Fallback plan: Train locals, decrease forces
Washington ? U.S. military planners have begun plotting a fallback strategy for Iraq that includes a gradual withdrawal of forces and a renewed emphasis on training Iraqi fighters in case the current troop buildup fails or is derailed by Congress.
Such a strategy, based in part on the U.S. experience in El Salvador in the 1980s, is in the early planning stages and would be adjusted to fit the outcome of the current surge in troop levels, according to military officials and Pentagon consultants who spoke on condition of anonymity.
But a drawdown of forces would be in line with comments to Congress by Defense Secretary Robert M. Gates last month that if the surge fails, the backup plan would include moving troops “out of harm’s way.” Such a plan also would be close to recommendations of the Iraq Study Group, of which Gates was a member before his appointment as Defense chief.
A strategy following the El Salvador model would be a dramatic break from President Bush’s policy committing large numbers of U.S. troops to aggressive counterinsurgency tactics, but it has influential backers within the Pentagon.
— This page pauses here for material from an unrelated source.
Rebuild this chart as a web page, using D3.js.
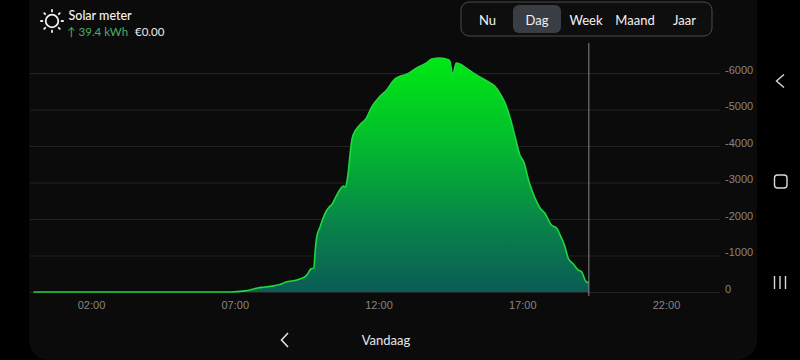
<!DOCTYPE html>
<html>
<head>
<meta charset="utf-8">
<script src="https://cdn.jsdelivr.net/npm/d3@7"></script>
<style>
  html, body { margin: 0; background: #000; }
  svg { display: block; font-family: Lato, sans-serif; }
</style>
</head>
<body>
<svg id="chart" width="800" height="360"></svg>
<script>
// minutes since midnight
const minutes = [0, 410, 441, 452, 468, 483, 514, 531, 539, 556, 569, 579, 585, 588, 591, 598, 608, 617, 622, 633, 642, 647, 650, 654, 657, 661, 664, 667, 681, 695, 706, 720, 737, 754, 765, 779, 798, 821, 831, 848, 866, 869, 875, 882, 890, 907, 925, 946, 963, 974, 984, 994, 1005, 1015, 1024, 1033, 1040, 1050, 1057, 1067, 1081, 1092, 1099, 1108, 1116, 1127, 1137, 1144, 1151, 1155, 1159];
const watts = [0, 0, -30, -55, -110, -135, -205, -290, -300, -355, -440, -630, -660, -1150, -1500, -1780, -2140, -2330, -2385, -2660, -2850, -2905, -2870, -3015, -3290, -3810, -4135, -4300, -4575, -4770, -5070, -5315, -5535, -5835, -5910, -5965, -6125, -6285, -6385, -6410, -6365, -6320, -5950, -6275, -6245, -6100, -5940, -5780, -5635, -5425, -5180, -4800, -4255, -3755, -3535, -3070, -2795, -2475, -2300, -2165, -1835, -1745, -1560, -1290, -925, -760, -600, -555, -330, -265, -265];
const yTicks = [0, -1000, -2000, -3000, -4000, -5000, -6000];
const xTicks = [120, 420, 720, 1020, 1320];
const xLabels = ["02:00", "07:00", "12:00", "17:00", "22:00"];
const periods = ["Nu", "Dag", "Week", "Maand", "Jaar"];
const periodX = [487.5, 537, 586, 635, 684.5];
const cursorMinute = 1159;

const points = minutes.map((m, i) => [m, watts[i]]);
const svg = d3.select("#chart");

// app panel on the black screen
svg.append("rect").attr("width", 800).attr("height", 360).attr("fill", "#000");
svg.append("rect")
    .attr("x", 29).attr("y", -20).attr("width", 728).attr("height", 380)
    .attr("rx", 20).attr("fill", "#0b0b0b");

const x = d3.scaleLinear().domain([0, 1440]).range([33.5, 723.5]);
const y = d3.scaleLinear().domain([0, -6000]).range([292, 73]);

// grid and value labels
const yAxis = svg.append("g")
    .attr("transform", "translate(720,0)")
    .call(d3.axisRight(y).tickValues(yTicks).tickSize(-690).tickPadding(5).tickFormat(d => d));
yAxis.select(".domain").remove();
yAxis.selectAll("line").attr("stroke", "#232323");
yAxis.selectAll("text").attr("fill", "#858585").attr("font-size", 11).attr("dy", "0.03em");

const xAxis = svg.append("g")
    .attr("transform", "translate(0,292)")
    .call(d3.axisBottom(x).tickValues(xTicks).tickSize(0).tickPadding(9).tickFormat((d, i) => xLabels[i]));
xAxis.select(".domain").remove();
xAxis.selectAll("text").attr("fill", "#858585").attr("font-size", 11);

const defs = svg.append("defs");
const grad = defs.append("linearGradient")
    .attr("id", "solar").attr("gradientUnits", "userSpaceOnUse")
    .attr("x1", 0).attr("x2", 0).attr("y1", y(-6400)).attr("y2", y(0));
grad.append("stop").attr("offset", "0").attr("stop-color", "#00e814");
grad.append("stop").attr("offset", "0.35").attr("stop-color", "#03bd2c");
grad.append("stop").attr("offset", "0.7").attr("stop-color", "#08854a");
grad.append("stop").attr("offset", "1").attr("stop-color", "#0b5c55");

const area = d3.area().x(d => x(d[0])).y0(y(0)).y1(d => y(d[1])).curve(d3.curveMonotoneX);
const line = d3.line().x(d => x(d[0])).y(d => y(d[1])).curve(d3.curveMonotoneX);

svg.append("path").datum(points).attr("d", area).attr("fill", "url(#solar)");
svg.append("path").datum(points).attr("d", line)
    .attr("fill", "none").attr("stroke", "#1fd83c").attr("stroke-width", 1.6);

// current time cursor
svg.append("line")
    .attr("x1", x(cursorMinute)).attr("x2", x(cursorMinute))
    .attr("y1", 43).attr("y2", 296)
    .attr("stroke", "#8a8a8a").attr("stroke-width", 1);

// header: sun icon and totals
const sun = svg.append("g").attr("transform", "translate(52,21)")
    .attr("stroke", "#f2f2f2").attr("fill", "none").attr("stroke-linecap", "round");
sun.append("circle").attr("r", 6.3).attr("stroke-width", 1.8);
d3.range(8).forEach(i => {
    const a = i * Math.PI / 4;
    sun.append("line")
        .attr("x1", 9.6 * Math.cos(a)).attr("y1", 9.6 * Math.sin(a))
        .attr("x2", 11 * Math.cos(a)).attr("y2", 11 * Math.sin(a))
        .attr("stroke-width", 1.8);
});
svg.append("text").attr("x", 68.5).attr("y", 20).attr("fill", "#f2f2f2")
    .attr("font-size", 12.5).attr("font-weight", 500).text("Solar meter");
svg.append("text").attr("x", 67).attr("y", 36).attr("fill", "#4caf6a")
    .attr("font-size", 11.5).text("↑ 39.4 kWh");
svg.append("text").attr("x", 135).attr("y", 36).attr("fill", "#ededed")
    .attr("font-size", 11.5).text("€0.00");

// period switch
svg.append("rect")
    .attr("x", 461).attr("y", 2).attr("width", 251).attr("height", 34).attr("rx", 8)
    .attr("fill", "#0e0e0e").attr("stroke", "#4a4a4a").attr("stroke-width", 1);
svg.append("rect")
    .attr("x", 513).attr("y", 5).attr("width", 48).attr("height", 28).attr("rx", 6)
    .attr("fill", "#3a3d43");
svg.selectAll(".period").data(periods).join("text")
    .attr("class", "period")
    .attr("x", (d, i) => periodX[i]).attr("y", 24.5)
    .attr("text-anchor", "middle").attr("fill", "#f2f2f2").attr("font-size", 13)
    .text(d => d);

// bottom navigation
svg.append("path").attr("d", "M288,333 L281.5,340 L288,347")
    .attr("fill", "none").attr("stroke", "#e8e8e8").attr("stroke-width", 1.5);
svg.append("text").attr("x", 386).attr("y", 344.5).attr("text-anchor", "middle")
    .attr("fill", "#e8e8e8").attr("font-size", 13).text("Vandaag");

// phone buttons on the right
const phone = svg.append("g").attr("fill", "none").attr("stroke", "#d8d8d8").attr("stroke-width", 1.4);
phone.append("path").attr("d", "M784,74.5 L776.5,81 L784,87.5");
phone.append("rect").attr("x", 774.5).attr("y", 175).attr("width", 12.5).attr("height", 13).attr("rx", 3);
[774.5, 780, 785.5].forEach(px => {
    phone.append("line").attr("x1", px).attr("x2", px).attr("y1", 276).attr("y2", 289);
});
</script>
</body>
</html>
“This part of the world has an allergy against foreign presence,” a senior Pentagon official said. “You have a window of opportunity that is relatively short. Your ability to influence this with a large U.S. force eventually gets to the point that it is self-defeating.”
The new round of planning is taking place in an atmosphere of extraordinary tension within the Pentagon, which is grappling with a war about to enter its fifth year and going poorly on the ground while straining U.S. forces worldwide.
At the same time, the war has created divisions within the Pentagon. Some support the new commander in Iraq, Gen. David H. Petraeus, who advocates using more U.S. forces to protect Baghdad neighborhoods, while others back the position of Gen. John P. Abizaid, the retiring commander for the Mideast, who favored handing responsibility more quickly to Iraqis.
A shift from the buildup and toward a more adviser-based strategy would bring the administration more in line with the Iraq Study Group, a bipartisan panel created by Congress to make war recommendations. The group called for a gradual reduction in U.S. combat forces. Kalev I. Sepp, a key adviser to the panel and an El Salvador veteran, was instrumental in getting the commission to back an expanded advisory effort.
“That’s exactly what I proposed to the Iraq Study Group, and that’s exactly what ended up in the report,” said Sepp, an instructor at the Naval Postgraduate School in Monterey, Calif.
The El Salvador case study contrasts with the soldier-heavy example of Vietnam and the current buildup in Iraq. In El Salvador, the United States sent 55 Green Berets to aid the Salvadoran military in its fight against rebels between 1981 and 1992, when peace accords were signed.
Years later, the U.S. role in El Salvador remains controversial. Some academics have argued that the U.S. military turned a blind eye to government-backed death squads or even aided them. But former advisers and military historians argue that the United States gradually professionalized the Salvadoran army and curbed the government’s abuses.
In recent congressional hearings and in private Pentagon meetings, Marine Gen. Peter Pace, chairman of the Joint Chiefs of Staff, has made several references to the El Salvador campaign.
The senior Pentagon official said Pace’s repeated references were a signal that in the chairman’s view, success in Iraq might not depend on more combat troops.
There is a “sweet spot we are trying to hit,” the senior official said. “We need enough American presence to ensure (Iraq) doesn’t go down, without paying the price of a large U.S. profile that then triggers all the downsides.”
Some current and former military officers note that the United States has a better track record at fighting insurgencies with small numbers of advisers than it does with large campaigns.